To Zahr, the most appropriate response to oppression is comedy. “Yeah protest, yeah whatever, but really the most appropriate moral response is ridiculing them. And that’s what comedy does. Comedy in its purest form is protest.”

Zahr’s work traverses the uncomfortable political realities of living in Palestine, Islamophobia and the double standards applied to Arab-Americans by the media and law enforcement. When he wrote the joke about Muhammad al-Qiq, he asked himself, “Would it be funny if I told that joke to the hunger striker? Because it’s not funny otherwise.” 

We don’t have al-Qiq’s opinion, but the audience in Carnegie’s nearly sold-out Zankel Hall thought the joke was hilarious. And the Arab-American community came out to support. There were Palestinians, Lebanese, Jordanians, Yemenis, Saudis and Egyptians. Even Oday Aboushi, one of the first Palestinians to play in the NFL, was there. 

But getting to the most prominent stage in America wasn’t without its difficulties. As producer, Amer collected funds via a Kickstarter campaign and financed the remainder with personal money. Even so, he told me that in the days leading up to the show there were “people calling up Carnegie Hall saying, ‘Why are you letting these people perform [here]?’” 

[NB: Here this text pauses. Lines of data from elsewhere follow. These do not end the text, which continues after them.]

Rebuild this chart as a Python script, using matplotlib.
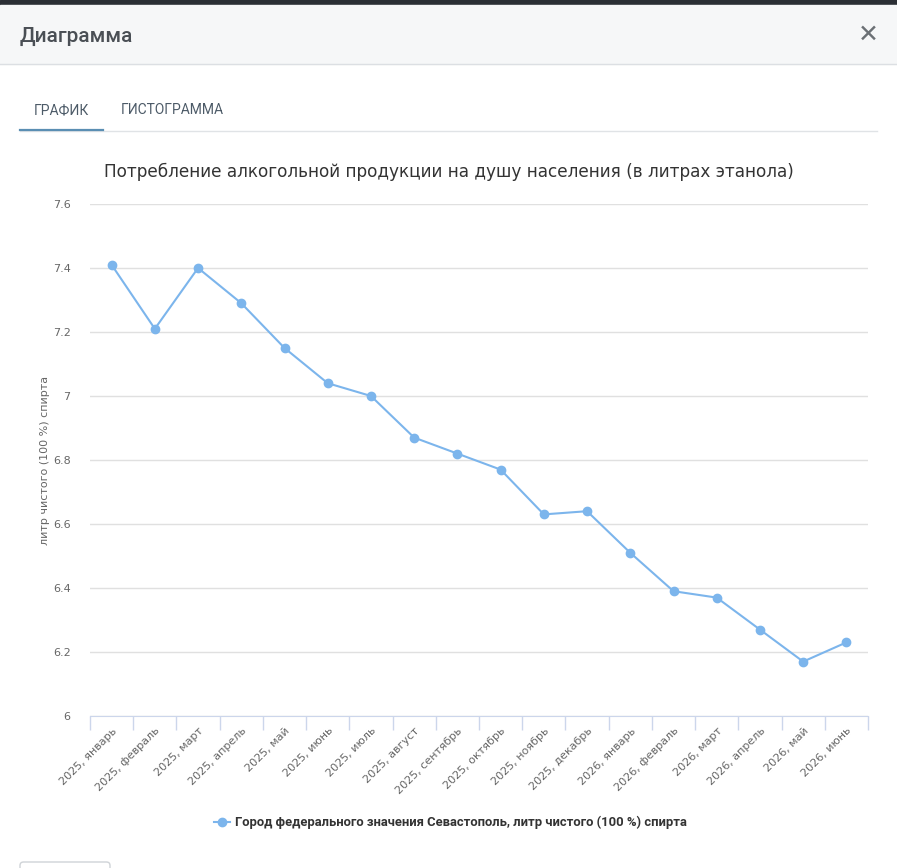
import numpy as np
import matplotlib

matplotlib.use("Agg")
import matplotlib.pyplot as plt
from matplotlib.patches import Rectangle, FancyBboxPatch
from matplotlib.lines import Line2D

months = [
    "2025, январь", "2025, февраль", "2025, март", "2025, апрель", "2025, май",
    "2025, июнь", "2025, июль", "2025, август", "2025, сентябрь", "2025, октябрь",
    "2025, ноябрь", "2025, декабрь", "2026, январь", "2026, февраль", "2026, март",
    "2026, апрель", "2026, май", "2026, июнь",
]
values = [
    7.41, 7.21, 7.40, 7.29, 7.15, 7.04, 7.00, 6.87, 6.82, 6.77,
    6.63, 6.64, 6.51, 6.39, 6.37, 6.27, 6.17, 6.23,
]
y_ticks = [6, 6.2, 6.4, 6.6, 6.8, 7, 7.2, 7.4, 7.6]
y_tick_labels = ["6", "6.2", "6.4", "6.6", "6.8", "7", "7.2", "7.4", "7.6"]

title = "Потребление алкогольной продукции на душу населения (в литрах этанола)"
y_label = "литр чистого (100 %) спирта"
series_name = "Город федерального значения Севастополь, литр чистого (100 %) спирта"

W, H = 897, 868
LINE = "#7cb5ec"


def px(x, y):
    return x / W, 1 - y / H


fig = plt.figure(figsize=(W / 100, H / 100), dpi=100)
fig.patch.set_facecolor("white")

# modal chrome
fig.patches.append(Rectangle(px(0, 5), 1, 5 / H, transform=fig.transFigure, color="#2b2f35", zorder=0))
fig.patches.append(Rectangle(px(0, 64), 1, 59 / H, transform=fig.transFigure, color="#f6f7f8", zorder=0))
fig.add_artist(Line2D([0, 1], [px(0, 64)[1]] * 2, color="#dcdfe3", lw=1))
fig.text(*px(20, 36), "Диаграмма", fontsize=15, family="Roboto", fontweight="medium",
         color="#4a4f55", va="center")
fig.text(*px(868, 35), "✕", fontsize=18, family="DejaVu Sans", fontweight="bold",
         color="#6b7075", va="center", ha="center")

fig.text(*px(34, 110), "ГРАФИК", fontsize=10, family="Roboto", color="#4d5b68", va="center")
fig.text(*px(121, 110), "ГИСТОГРАММА", fontsize=10, family="Roboto", color="#4d5b68", va="center")
fig.add_artist(Line2D([px(20, 0)[0], px(877, 0)[0]], [px(0, 131)[1]] * 2, color="#e0e3e6", lw=1))
fig.add_artist(Line2D([px(20, 0)[0], px(103, 0)[0]], [px(0, 130)[1]] * 2, color="#5a8eb3", lw=1.6))

fig.patches.append(FancyBboxPatch(px(20, 880), 90 / W, 18 / H, boxstyle="round,pad=0,rounding_size=0.004",
                                  transform=fig.transFigure, fc="white", ec="#cfd3d7", lw=1))

# chart
l, b = px(90, 716)
r, t = px(868, 204)
ax = fig.add_axes([l, b, r - l, t - b])
x = np.arange(len(values))
ax.plot(x, values, color=LINE, lw=1.5, marker="o", ms=6, mec=LINE, mfc=LINE, zorder=3, clip_on=False)

ax.set_xlim(-0.5, len(values) - 0.5)
ax.set_ylim(6, 7.6)
ax.set_yticks(y_ticks)
ax.set_yticklabels(y_tick_labels)
ax.grid(axis="y", color="#e0e0e0", lw=1)
ax.set_axisbelow(True)

ax.set_xticks(np.arange(len(values) + 1) - 0.5)
ax.set_xticklabels([])
ax.set_xticks(x, minor=True)
ax.set_xticklabels(months, minor=True, rotation=45, ha="right", va="top",
                   rotation_mode="anchor", fontsize=8, color="#666666")
ax.tick_params(axis="x", which="major", length=10, color="#ccd6eb", width=1)
ax.tick_params(axis="x", which="minor", length=0, pad=7)
ax.tick_params(axis="y", length=0, pad=14, labelsize=8, labelcolor="#666666")

for side in ("top", "right", "left"):
    ax.spines[side].set_visible(False)
ax.spines["bottom"].set_color("#ccd6eb")

fig.text(*px(449, 172), title, fontsize=12.2, color="#333333", ha="center", va="center")
fig.text(*px(45, 460), y_label, fontsize=8, color="#666666", rotation=90, ha="center", va="center")

# legend
lx, ly = px(222, 822)
fig.add_artist(Line2D([px(214, 0)[0], px(230, 0)[0]], [ly, ly], color=LINE, lw=1.5))
fig.add_artist(Line2D([lx], [ly], color=LINE, marker="o", ms=6))
fig.text(*px(235, 822), series_name, fontsize=9.4, family="Roboto", fontweight="bold",
         color="#333333", va="center")

fig.savefig("out.png", dpi=100)
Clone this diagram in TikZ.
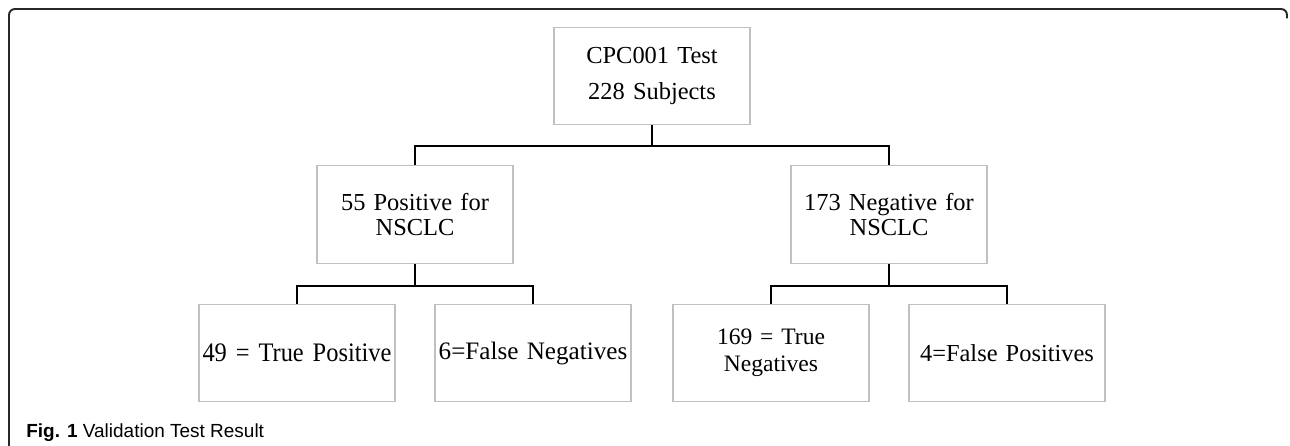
\documentclass[tikz,border=0pt]{standalone}
\usepackage{fontspec}
\setmainfont{Liberation Serif}
\setsansfont{Liberation Sans}
\newfontfamily\narrowserif{Liberation Serif}[FakeStretch=0.915]
\usetikzlibrary{positioning}
\definecolor{boxgray}{RGB}{192,192,192}
\definecolor{framegray}{RGB}{40,40,40}
\tikzstyle{result} = [rectangle, minimum width=3.92cm, text width=3.88cm, minimum height=1.95cm, align=center, draw=boxgray, line width=0.7pt, font=\fontsize{13.9}{14.2}\selectfont, inner sep=0pt]
\tikzstyle{conn} = [line width=1pt, black]
\tikzstyle{frame} = [line width=1.1pt, framegray, rounded corners=0.12cm]

\begin{document}
\begin{tikzpicture}[node distance=2.77cm]
		\useasboundingbox (0,0) rectangle (25.8,8.92);
		\draw[frame] (0.18,-0.2) -- (0.18,8.74) -- (25.74,8.74) -- (25.74,8.55);
		\node (test) [result, font=\fontsize{13.9}{21}\selectfont] at (13.04,7.40) {CPC001 Test\\228 Subjects};
		\node (pos) [result, below of=test, xshift=-4.74cm] {55 Positive for\\NSCLC};
		\node (neg) [result, below of=test, xshift=4.74cm] {173 Negative for\\NSCLC};
		\node (tp) [result, below of=pos, xshift=-2.36cm, font=\narrowserif\fontsize{15.2}{16}\selectfont] {49 = True Positive};
		\node (fn) [result, below of=pos, xshift=2.36cm, font=\fontsize{14.3}{15}\selectfont] {6=False Negatives};
		\node (tn) [result, below of=neg, xshift=-2.36cm, font=\fontsize{13.4}{15.4}\selectfont] {169 = True\\Negatives};
		\node (fp) [result, below of=neg, xshift=2.36cm] {4=False Positives};
		\draw[conn] (test.south) -- ++(0,-0.42) -| (pos.north);
		\draw[conn] (test.south) -- ++(0,-0.42) -| (neg.north);
		\draw[conn] (pos.south) -- ++(0,-0.44) -| (tp.north);
		\draw[conn] (pos.south) -- ++(0,-0.44) -| (fn.north);
		\draw[conn] (neg.south) -- ++(0,-0.44) -| (tn.north);
		\draw[conn] (neg.south) -- ++(0,-0.44) -| (fp.north);
		\node (caption) [anchor=base west, font=\sffamily\fontsize{10.8}{13}\selectfont, inner sep=0pt] at (0.52,0.16) {\textbf{Fig. 1} Validation Test Result};
	\end{tikzpicture}
\end{document}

Oppression did not make Zahr and fellow Palestinian-American comedians Mona Aburmishan, Said Durrah and Mike Easmeil, with whom he shared the Carnegie stage, funny. Rather, they continue to be funny in spite of it. Their show, “Being Palestinian Makes Me Smile,” which expands on themes covered in Zahr’s 2014 book of the same name, is the embodiment of this resilience. 

And the comedians fearlessly worked the politics into their acts. Zahr joked about the “VIP room” in Tel Aviv’s Ben Gurion airport, familiar to many Palestinians who have been stopped and interrogated there. Durrah warned the audience that Palestinians get nervous when Egyptians are sitting by the exits — a reference to Egypt’s nearly decade-long upholding of the Israeli blockade of the Gaza Strip. 

MAKING HISTORY: Mona Aburmishan also got the crowd laughing at Carnegie Hall on Feb. 5. Aburmishan, Zahr and two others who took the stage that night became the first Palestinian-American comedians to perform at the historic venue.

MAKING HISTORY: Mona Aburmishan also got the crowd laughing at Carnegie Hall on Feb. 5. Aburmishan, Zahr and two others who took the stage that night became the first Palestinian-American comedians to perform at the historic venue. Photo: Houssam Mchaiemch

Aburmishan, meanwhile, took aim at Islamophobic tropes, satirizing the post-9/11 American clash of civilizations narrative. “When you’re mixed,” Aburmishan said, referring to her English mother and Palestinian father, “Americans always want to know, how did your parents meet?” 

She then slipped into her Valley Girl character: “Oh my god, how did your mom and dad meet? Did your dad take your mom hostage?” 

During our café chat on February 4, she was more serious, reflecting on the political and social power of such jokes. “Why is standup comedy a threat?” Aburmishan asked. “Because it’s one person, a microphone and their thoughts, in front of a mass. That’s a sign of tyranny in some countries.”